Pages

Wednesday, April 18, 2012

Debuggin with sql trace

Last week one of our Pro*C programs stopped working. The mission of this program is to read data from one table and copy some columns to other table's columns. Every few months the source table is  filled with sqlldr, which is done using an OS user.
It seems that one of those times where sqlldr was run,  the locale os environment was not properly setup, and the data was entered in the table with the wrong format (ISO8859, instead of UTF-8).

Now when the pro*c was ran, it stop with the following message:
ORA-29275: partial multibyte character

WRN-ORACERR: Error occurred in file "svpceeb.pc" at line 626
WRN-ERRSTMT: Following statement was last statement parsed:
    select count(*)  ,SPRIDEN_ID  from SPRIDEN ,SPBPERS where (((((((SPRID


As you see, the error shows the last parsed instructions. My first thought? Piece of cake, I will add a printf statment to print some identification of the record been processed, so it is easy to know exactly which one failed.
 I failed miserably on my attempt to get the processed row to print. This is a ICU environment and the programs use a lot of _TM macros. I tried printing a single variable using the following statement:
  tmprintf(&tmBundle,_TMC("\n string text, {0}”),variable); where variable was one of the bind variables used by the select count clause. 
The tmprinf always caused a memory fault when I tried. I'll take a deeper look later, but as usually happens in production you don't have the luxury of time, you need to fix the problem as soon as possible. 

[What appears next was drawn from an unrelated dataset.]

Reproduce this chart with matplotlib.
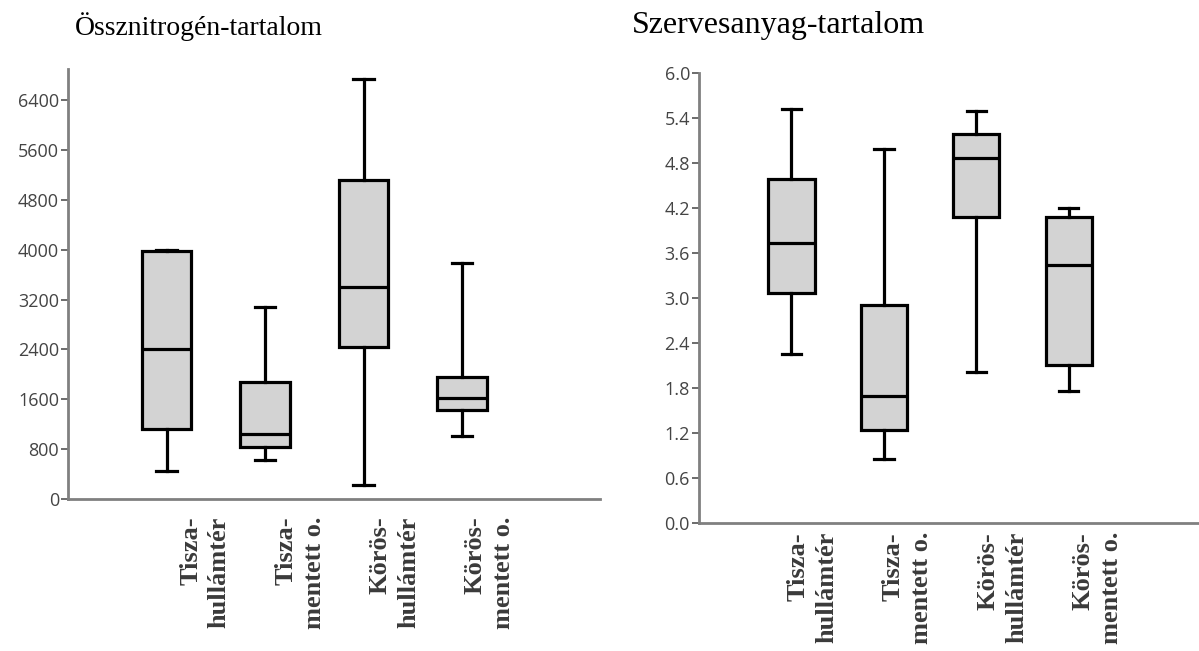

Having spent some time trying to make tmprintf to work, I gave up and moved to the sql trace facility.

I added the following code, just before the failing sql statement:


  EXEC SQL
        ALTER SESSION SET tracefile_identifier = 'svpceeb_debug';
    POSTORA;
    EXEC SQL
        ALTER SESSION SET sql_trace = true;
    POSTORA;
    EXEC SQL
        ALTER SESSION SET EVENTS '10046 trace name context forever, level 12';
    POSTORA;


And this one after the failing sql statement: 

 EXEC SQL
        ALTER SESSION SET sql_trace = false;
    POSTORA;

 In order to be able to trace to a file, your username must have the 'ALTER SESSION' privilege. So login into sqlplus, sqldeveloper, toad or as a user with the right privileges to issue a : GRANT ALTER SESSION TO <USERNAME>




Now go and run the Pro*C using the USERNAME you just gave the privilege just now.


While the program runs, oracle will log, bind variables, wait events and sql tracing.  It is looking at the trace file where you can get the information of what row was the last retrieved successfully from the database. 
A useful trick to review the file:  In my case there were more than 70,000 rows processed before the program aborted. That makes for a huge log file not very easy to open.  So I just get the cursor ID of the query I knew was failing. It is something like "BINDS #46953007798952:"   where 469530077798952 is the id of the CURSOR of interest.
   so I did this:    grep -A5 "BINDS #46953007798952:"  trace_file.trc  | grep "value=" 
The output of the above command is a list one column that can be easily queried using sqldeveloper and determine which row forced the program to abort.
You must be careful that us use the same query in sqldeveloper so the order is the same order you get within the trace file. I did not have to play with the execution plan but I suppose that in some situation that would be the case.